Worked like a charm!


My problem situation

I wanted to move an existing PST file to a different location/drive. After moving it, Outlook asks for the new location. Which seems to work correctly, but when performing a Send/Receive, Outlook will show a "0x8004010F" error for each email account.

Your problem may not exactly match mine, but if you do see the "0x8004010F" error, than the following solution may help.


After trying multiple solutions, the solution that I found here works for me (Outlook 2013): https://www.youtube.com/watch?v=kAYiYHsC14g

Just watch the video. But for completeness of this Superuser website, I'll describe it a bit here.

When you go to the accounts tab/window in Outlook, you'll see that the "Selected account deliveres new messages to the following location" is empty. Normally it shows something like: "john\Inbox in data filel C:\Users\John\Documents\Outlook Files\outlook.pst".

The solution is to create a new Outlook Data File, then select an Outlook folder (not a filesystem directoy but an Outlook inbox folder) of that new pst file, press OK. Than suddenly, Outlook does show the folder for "Selected account deliveres new messages to the following location". Than simply choose "Change Folder" again, en select the folder of your old existing pst file, in this case "john\Inbox" and it works!

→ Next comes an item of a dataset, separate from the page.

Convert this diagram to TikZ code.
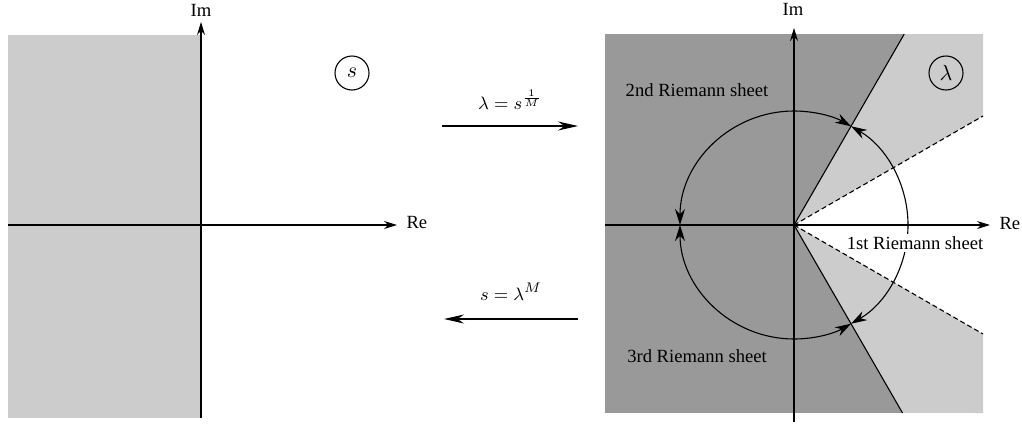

So for this solution, a new PST is temporary created, but it isn't even used/deleted/renamed/moved, it's just there temporary to make Outlook happy, and then you can simply use your old PST again and delete the temporary PST file. Which makes it look like a bug instead of expected behavior.

The drawback is that you have to select the email inbox folder for each email account. But at least you don't have to manually create new accounts back again. And maybe you also need to create email rules again if you were using them.

Also want to add that Microsoft should really do something about PST's. The whole email and account backup process is really a big fuckup, an ugly problem that exists for years over multiple Outlook versions. The number of complaints and waisted time by Outlook users is just plain stupid. The guy who invented PSTs should be fired.